WHAT THE TASK REQUIRES: Without the pictures, repeat the listing character for character.

DATA SHOWN:
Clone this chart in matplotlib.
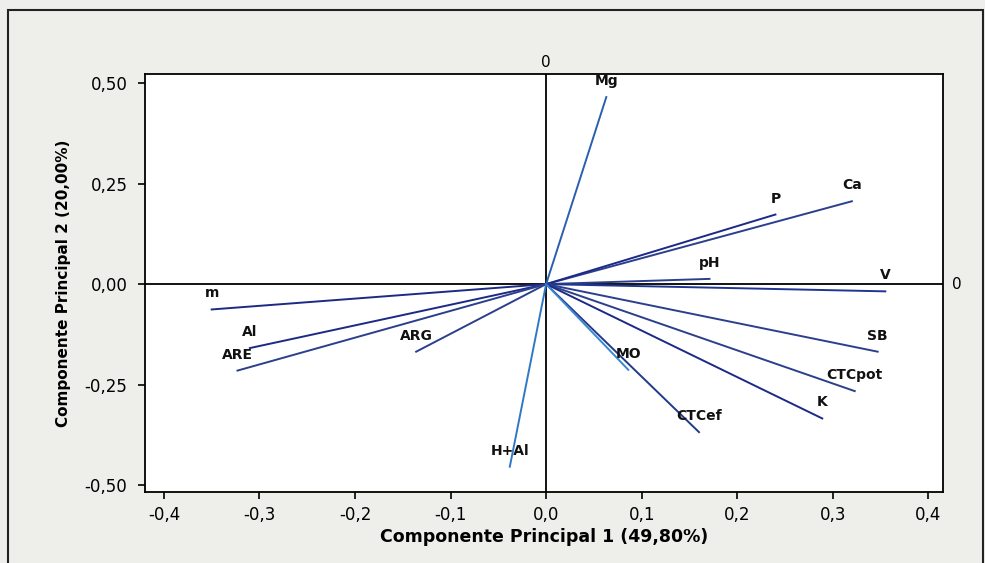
import matplotlib
matplotlib.use("Agg")
import matplotlib.pyplot as plt
from matplotlib.patches import Rectangle
from matplotlib.ticker import FuncFormatter

variables = ["Mg", "Ca", "P", "pH", "V", "SB", "CTCpot", "K", "CTCef", "MO",
             "m", "Al", "ARE", "ARG", "H+Al"]
pc1 = [0.063, 0.320, 0.240, 0.171, 0.355, 0.347, 0.323, 0.289, 0.160, 0.086,
       -0.350, -0.310, -0.323, -0.136, -0.038]
pc2 = [0.465, 0.206, 0.173, 0.013, -0.018, -0.168, -0.266, -0.334, -0.368, -0.213,
       -0.063, -0.159, -0.215, -0.168, -0.454]
line_colors = ["#2a5fae", "#2b3f8c", "#1c2a86", "#2b3f8c", "#1f3590", "#2b3f8c",
               "#2b3f8c", "#1c2a86", "#1f3a88", "#3a86d0",
               "#1c2a86", "#1c2a86", "#2b3f8c", "#2b3f8c", "#2f78c6"]

x_ticks = [-0.4, -0.3, -0.2, -0.1, 0.0, 0.1, 0.2, 0.3, 0.4]
y_ticks = [-0.50, -0.25, 0.00, 0.25, 0.50]
x_label = "Componente Principal 1 (49,80%)"
y_label = "Componente Principal 2 (20,00%)"

fig = plt.figure(figsize=(9.85, 5.63), dpi=100)
fig.patch.set_facecolor("#eeeeea")
fig.patches.append(Rectangle((0.008, -0.01), 0.99, 0.992, transform=fig.transFigure,
                             fill=False, edgecolor="#222222", linewidth=1.5))
ax = fig.add_axes([0.147, 0.126, 0.810, 0.743])
ax.set_facecolor("white")

ax.axhline(0, color="black", linewidth=1.3, zorder=1)
ax.axvline(0, color="black", linewidth=1.3, zorder=1)

for v, x, y, c in zip(variables, pc1, pc2, line_colors):
    ax.plot([0, x], [0, y], color=c, linewidth=1.4, zorder=2)
    ax.annotate(v, (x, y), xytext=(0, 11.5), textcoords="offset points",
                ha="center", va="center", fontsize=10, fontweight="bold",
                color="#111111", zorder=3)

ax.set_xlim(-0.42, 0.415)
ax.set_ylim(-0.517, 0.523)
ax.set_xticks(x_ticks)
ax.set_yticks(y_ticks)
ax.xaxis.set_major_formatter(FuncFormatter(lambda v, p: f"{v:.1f}".replace(".", ",").replace("-0,0", "0,0")))
ax.yaxis.set_major_formatter(FuncFormatter(lambda v, p: f"{v:.2f}".replace(".", ",").replace("-0,00", "0,00")))
ax.tick_params(direction="out", length=5, width=1.2, labelsize=12, color="black")
ax.tick_params(axis="x", pad=5)
ax.tick_params(axis="y", pad=7.5)
for s in ax.spines.values():
    s.set_linewidth(1.3)

ax.set_xlabel(x_label, fontsize=12.5, fontweight="bold", labelpad=3)
ax.set_ylabel(y_label, fontsize=11, fontweight="bold", labelpad=10)

ax.text(0, 1.01, "0", transform=ax.get_xaxis_transform(), ha="center", va="bottom", fontsize=11)
ax.text(1.012, 0, "0", transform=ax.get_yaxis_transform(), ha="left", va="center", fontsize=11)

fig.savefig("out.png", dpi=100, facecolor=fig.get_facecolor())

OUTPUT BELOW:
Clone this chart in matplotlib.
import matplotlib
matplotlib.use("Agg")
import matplotlib.pyplot as plt
from matplotlib.patches import Rectangle
from matplotlib.ticker import FuncFormatter

variables = ["Mg", "Ca", "P", "pH", "V", "SB", "CTCpot", "K", "CTCef", "MO",
             "m", "Al", "ARE", "ARG", "H+Al"]
pc1 = [0.063, 0.320, 0.240, 0.171, 0.355, 0.347, 0.323, 0.289, 0.160, 0.086,
       -0.350, -0.310, -0.323, -0.136, -0.038]
pc2 = [0.465, 0.206, 0.173, 0.013, -0.018, -0.168, -0.266, -0.334, -0.368, -0.213,
       -0.063, -0.159, -0.215, -0.168, -0.454]
line_colors = ["#2a5fae", "#2b3f8c", "#1c2a86", "#2b3f8c", "#1f3590", "#2b3f8c",
               "#2b3f8c", "#1c2a86", "#1f3a88", "#3a86d0",
               "#1c2a86", "#1c2a86", "#2b3f8c", "#2b3f8c", "#2f78c6"]

x_ticks = [-0.4, -0.3, -0.2, -0.1, 0.0, 0.1, 0.2, 0.3, 0.4]
y_ticks = [-0.50, -0.25, 0.00, 0.25, 0.50]
x_label = "Componente Principal 1 (49,80%)"
y_label = "Componente Principal 2 (20,00%)"

fig = plt.figure(figsize=(9.85, 5.63), dpi=100)
fig.patch.set_facecolor("#eeeeea")
fig.patches.append(Rectangle((0.008, -0.01), 0.99, 0.992, transform=fig.transFigure,
                             fill=False, edgecolor="#222222", linewidth=1.5))
ax = fig.add_axes([0.147, 0.126, 0.810, 0.743])
ax.set_facecolor("white")

ax.axhline(0, color="black", linewidth=1.3, zorder=1)
ax.axvline(0, color="black", linewidth=1.3, zorder=1)

for v, x, y, c in zip(variables, pc1, pc2, line_colors):
    ax.plot([0, x], [0, y], color=c, linewidth=1.4, zorder=2)
    ax.annotate(v, (x, y), xytext=(0, 11.5), textcoords="offset points",
                ha="center", va="center", fontsize=10, fontweight="bold",
                color="#111111", zorder=3)

ax.set_xlim(-0.42, 0.415)
ax.set_ylim(-0.517, 0.523)
ax.set_xticks(x_ticks)
ax.set_yticks(y_ticks)
ax.xaxis.set_major_formatter(FuncFormatter(lambda v, p: f"{v:.1f}".replace(".", ",").replace("-0,0", "0,0")))
ax.yaxis.set_major_formatter(FuncFormatter(lambda v, p: f"{v:.2f}".replace(".", ",").replace("-0,00", "0,00")))
ax.tick_params(direction="out", length=5, width=1.2, labelsize=12, color="black")
ax.tick_params(axis="x", pad=5)
ax.tick_params(axis="y", pad=7.5)
for s in ax.spines.values():
    s.set_linewidth(1.3)

ax.set_xlabel(x_label, fontsize=12.5, fontweight="bold", labelpad=3)
ax.set_ylabel(y_label, fontsize=11, fontweight="bold", labelpad=10)

ax.text(0, 1.01, "0", transform=ax.get_xaxis_transform(), ha="center", va="bottom", fontsize=11)
ax.text(1.012, 0, "0", transform=ax.get_yaxis_transform(), ha="left", va="center", fontsize=11)

fig.savefig("out.png", dpi=100, facecolor=fig.get_facecolor())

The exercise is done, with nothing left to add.